GHG inventories are important because they are the fundamental preliminary step toward managing our local and international GHG emissions. 

ICLEI’s Analyze, Act, Accelerate 3-phase, 9-step model outlines how climate risks and vulnerabilities can be assessed and identify solutions to integrate into urban development policies, plans, and processes. Inventories are integral to the Analyze phase, ultimately assessing changes in emissions and providing a baseline for accountability to reduction goals made within respective boundary limits. By conducting regular annual inventories over multiple analysis years, presenting data over time, local governments can report community trends related to their emission consumption.

(Type of emissions sources for a city GHG inventory within a boundary. Image by C40 via Global Protocol for Community-Scale Greenhouse Gas Emission Inventories. ) 

Over the past years, there has been increasing interest in looking at the concept of a carbon budget. According to Carbon Transfer, a carbon budget is “the cumulative amount of carbon dioxide (CO2) emissions permitted over a period of time to keep within a certain temperature threshold”. For example, there is a specific limit to cumulative global emissions between now and 2050 that will most likely keep the temperature increase below 1.5 ℃. While it is possible for a community to calculate their own carbon budget based on this global limit, for simplicity ICLEI USA recommends using a Science Based Target (SBT), which will ensure that the community is on a pathway consistent with the global carbon budget for 1.5 ℃.
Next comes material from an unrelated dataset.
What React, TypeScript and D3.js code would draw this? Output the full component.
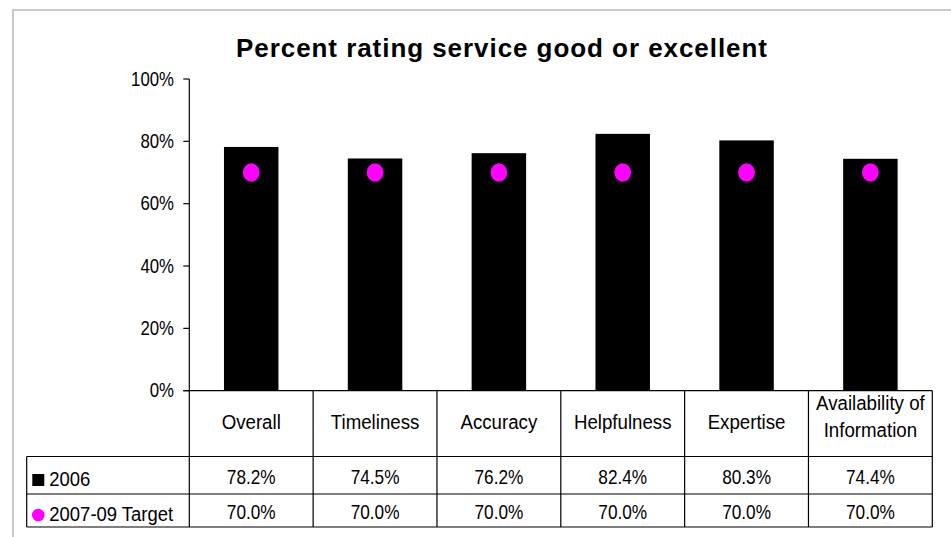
import React from "react";
import * as d3 from "d3";

const categories = ["Overall", "Timeliness", "Accuracy", "Helpfulness", "Expertise", "Availability of Information"];
const headerLines = [["Overall"], ["Timeliness"], ["Accuracy"], ["Helpfulness"], ["Expertise"], ["Availability of", "Information"]];
const values2006 = [0.782, 0.745, 0.762, 0.824, 0.803, 0.744];
const valuesTarget = [0.70, 0.70, 0.70, 0.70, 0.70, 0.70];
const yTicks = [0, 0.2, 0.4, 0.6, 0.8, 1.0];
const seriesNames = ["2006", "2007-09 Target"];
const title = "Percent rating service good or excellent";

const W = 951, H = 537;
const FONT = "'Liberation Sans', Arial, Helvetica, sans-serif";

function SText({ x, y, sx = 1, anchor = "middle", size = 21, weight = "normal", children }: any) {
  return (
    <text
      transform={`translate(${x},${y}) scale(${sx},1)`}
      textAnchor={anchor}
      fontSize={size}
      fontWeight={weight}
      fontFamily={FONT}
      fill="#000"
    >
      {children}
    </text>
  );
}

export default function App() {
  const plotLeft = 189.3, plotRight = 932.3;
  const plotTop = 79, plotBottom = 390.7;
  const row1 = 456.5, row2 = 494, row3 = 527;
  const legendLeft = 26.7;

  const x = d3.scaleBand<string>().domain(categories).range([plotLeft, plotRight]).paddingInner(0.56).paddingOuter(0.28);
  const y = d3.scaleLinear().domain([0, 1]).range([plotBottom, plotTop]);
  const step = x.step();
  const colEdges = categories.map((_, i) => plotLeft + i * step).concat([plotRight]);
  const fmtTick = d3.format(".0%");
  const fmtVal = d3.format(".1%");

  return (
    <svg width={W} height={H} style={{ position: "absolute", left: 0, top: 0, background: "#fff" }}>
      <rect x={0} y={0} width={W} height={H} fill="#fff" />
      {/* outer chart border */}
      <rect x={13} y={10} width={W + 20} height={H + 20} fill="none" stroke="#c8c8c8" strokeWidth={2} />

      {/* title */}
      <text
        x={501.5}
        y={57}
        textAnchor="middle"
        fontSize={26}
        fontWeight="bold"
        fontFamily={FONT}
        textLength={531}
        lengthAdjust="spacing"
        fill="#000"
      >
        {title}
      </text>

      {/* bars */}
      {categories.map((c, i) => (
        <rect key={c} x={x(c)} y={y(values2006[i])} width={x.bandwidth()} height={plotBottom - y(values2006[i])} fill="#000" />
      ))}
      {/* target dots */}
      {categories.map((c, i) => (
        <ellipse key={c} cx={(x(c) as number) + x.bandwidth() / 2} cy={y(valuesTarget[i])} rx={8.4} ry={9.3} fill="#ff00ff" />
      ))}

      {/* y axis */}
      <line x1={plotLeft} x2={plotLeft} y1={plotTop} y2={row3} stroke="#000" strokeWidth={1.2} />
      {yTicks.map((t) => (
        <g key={t}>
          <line x1={plotLeft - 6} x2={plotLeft} y1={y(t)} y2={y(t)} stroke="#000" strokeWidth={1.2} />
          <SText x={174} y={y(t) + 6.5} sx={0.8} anchor="end" size={21}>{fmtTick(t)}</SText>
        </g>
      ))}

      {/* table lines */}
      <line x1={plotLeft - 6} x2={plotRight} y1={plotBottom} y2={plotBottom} stroke="#000" strokeWidth={1.2} />
      {[row1, row2, row3].map((r) => (
        <line key={r} x1={legendLeft} x2={plotRight} y1={r} y2={r} stroke="#000" strokeWidth={1.2} />
      ))}
      <line x1={legendLeft} x2={legendLeft} y1={row1} y2={row3} stroke="#000" strokeWidth={1.2} />
      {colEdges.slice(1).map((cx, i) => (
        <line key={i} x1={cx} x2={cx} y1={plotBottom} y2={row3} stroke="#000" strokeWidth={1.2} />
      ))}

      {/* header labels */}
      {categories.map((c, i) => {
        const cx = (x(c) as number) + x.bandwidth() / 2;
        const lines = headerLines[i];
        if (lines.length === 1) {
          return <SText key={c} x={cx} y={429} sx={0.89}>{lines[0]}</SText>;
        }
        return (
          <g key={c}>
            <SText x={cx} y={409.5} sx={0.89}>{lines[0]}</SText>
            <SText x={cx} y={437} sx={0.89}>{lines[1]}</SText>
          </g>
        );
      })}

      {/* values */}
      {categories.map((c, i) => {
        const cx = (x(c) as number) + x.bandwidth() / 2;
        return (
          <g key={c}>
            <SText x={cx} y={484} sx={0.82}>{fmtVal(values2006[i])}</SText>
            <SText x={cx} y={519.3} sx={0.82}>{fmtVal(valuesTarget[i])}</SText>
          </g>
        );
      })}

      {/* legend */}
      <rect x={32.3} y={474} width={12} height={12} fill="#000" />
      <SText x={49.3} y={486} sx={0.88} anchor="start">{seriesNames[0]}</SText>
      <circle cx={38.3} cy={515} r={6.3} fill="#ff00ff" />
      <SText x={49.3} y={520.7} sx={0.88} anchor="start">{seriesNames[1]}</SText>
    </svg>
  );
}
ICLEI USA’s recommended approach for SBTs combines the global carbon budget with a concept of fair share – recognizing that wealthy countries and those with higher per-capita emissions should reduce emissions more rapidly than lower income countries with low per-capita emissions. Using this approach, U.S. communities should aim to reduce per capita emissions by about 63% by 2030 and reduce emissions to zero by 2050. ICLEI USA can help determine the specific SBT for your community. In ICLEI USA’s Working Paper: Analysis of U.S. Local Government Science-Based Targets and Pathways to Achieve Them in the Race to Zero, the paper discusses the analysis, findings, and recommendations to achieve the realistic, yet, ambitious community SBT to hold global temperature increase to 1.5 ℃ by midcentury as outlined in the Paris Agreement.